Well duh! Diversity isn’t universal. It only goes on way to fit the narrative.


----------



## bobk (Apr 30, 2004)

Muddy said:


> Well duh! Diversity isn’t universal. It only goes on way to fit the narrative.


Yup, I’m talking very carefully to not get in trouble. So frustrating.


----------



## 9Left (Jun 23, 2012)

Gotcha... I can see that other website now… I must've missed spelled something when I originally looked it up because it took me to a weird website... I don't do Facebook or Twitter or Instagram or anything like that either so Maybe I'm looking at the wrong thing


----------



## FOWL BRAWL (Feb 13, 2020)

Muddy said:


> It’s hard to respond to this without getting into politics because this is 100% political.
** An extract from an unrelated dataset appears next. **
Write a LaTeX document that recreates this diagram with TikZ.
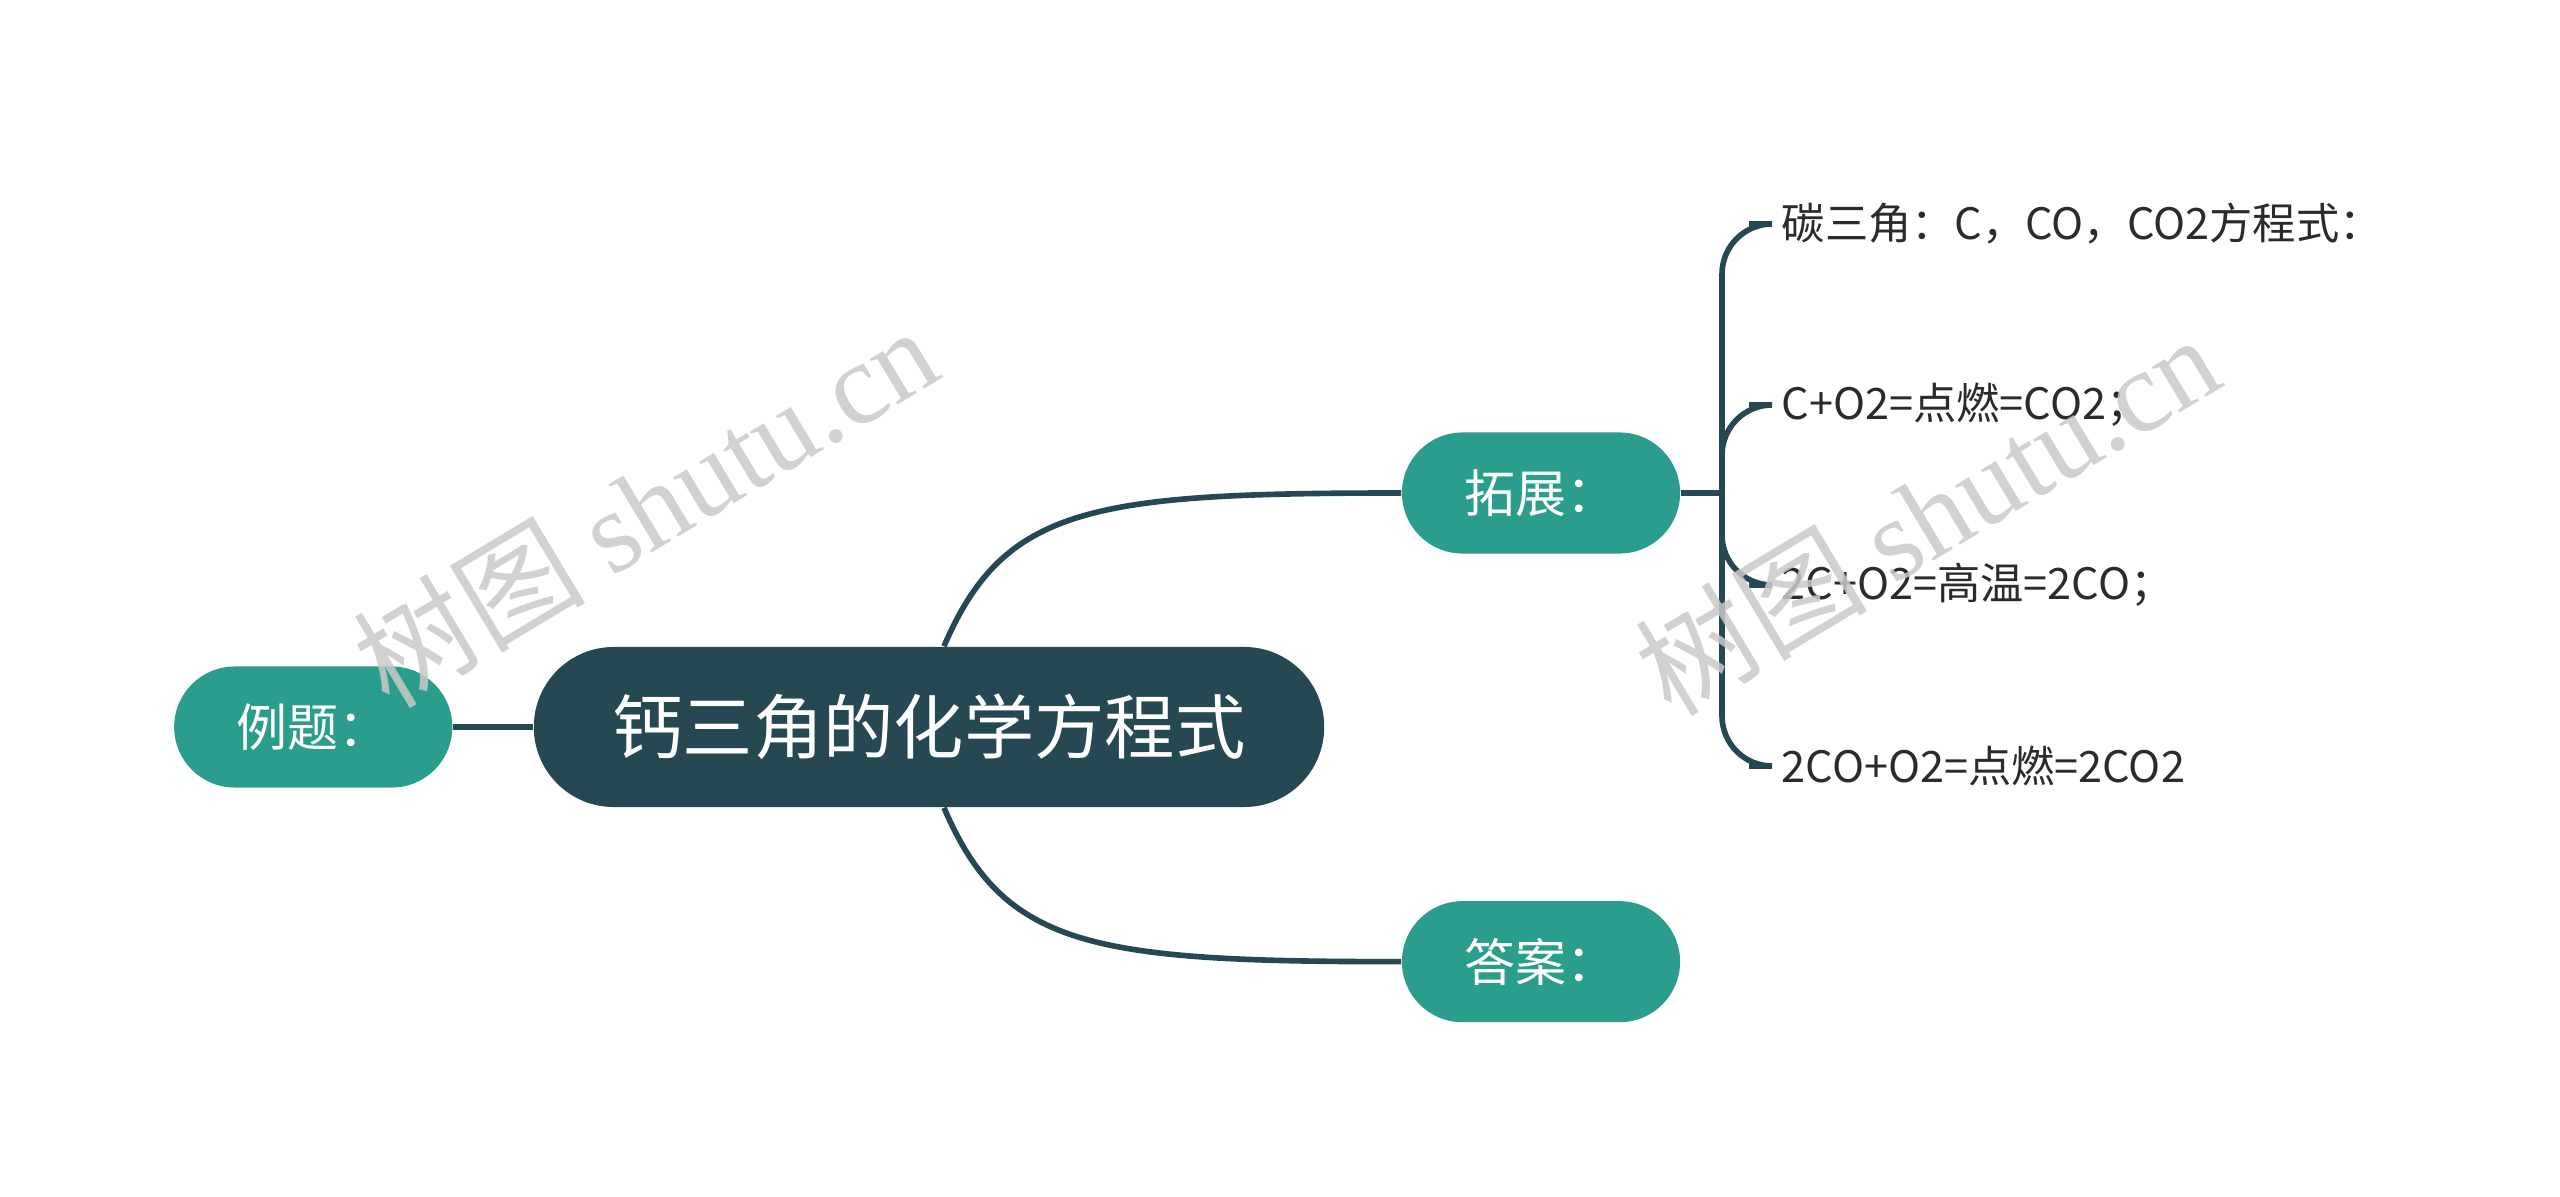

Wasn't asking for a response,

Re-read the title

Sorry and thanks


----------



## 9Left (Jun 23, 2012)

FOWL BRAWL said:


> Wasn't asking for a response,
> 
> Re-read the title
> 
> Sorry and thanks


Either way… It is a political subject… And sportsman have to come together to stand for something… Just like every other "group "… We have to come together and the more people we have… The easier it is to stand for our rights as hunters
Oh and I found the right site on the Internet… And previous posts are right… It's a legit organization… I joined… And I will gladly give my money to support it


----------



## fastwater (Apr 1, 2014)

For those either not familiar with OGF TOS's or those may need to go back and reread them...here's the quote from TOS:

*Political and Religious Posts: Historically, OGF prohibits all political/religious posts. That policy remains, however if the subject directly effects sportsmen's rights or issues, posts will be allowed provided they don't evolve into non sportsmen's topics*

Since this informational thread directly affects sportsmen rights...it's been left open.
That does NOT mean it's open season to start political/party bashing and posts/members doing so will be dealt with on an individual basis if that scenario arises.
Again...an *informational* thread affecting sportsmans rights that while is very important to read...doesn't necessarily demand a response.


----------



## FOWL BRAWL (Feb 13, 2020)

9Left said:


> Either way… It is a political subject… And sportsman have to come together to stand for something… Just like every other "group "… We have to come together and the more people we have… The easier it is to stand for our rights as hunters
> Oh and I found the right site on the Internet… And previous posts are right… It's a legit organization… I joined… And I will gladly give my money to support it


Agreed and that's why i posted this and made the title read as it does.

Its all about awareness, not personal feelings or beliefs.

As a member of that organization, i did my due diligence,by passing along some information and also got a new member to join.

The bonus here was somehow i stayed within the TOS without reading it..... again and not getting banned.........again,,for now


----------



## fastwater (Apr 1, 2014)

FOWL BRAWL said:


> ...
> As a member of that organization, i did my due diligence,by passing along some information and also got a new member to join.
> 
> *The bonus here was somehow i stayed within the TOS without reading it..... again and not getting banned.........again,,for now *


Even a blind squirrel finds a nut every now and again.


----------



## Jim white (Feb 19, 2018)

Sounds like everybody needs to get ahold of their senators and house representatives👍


----------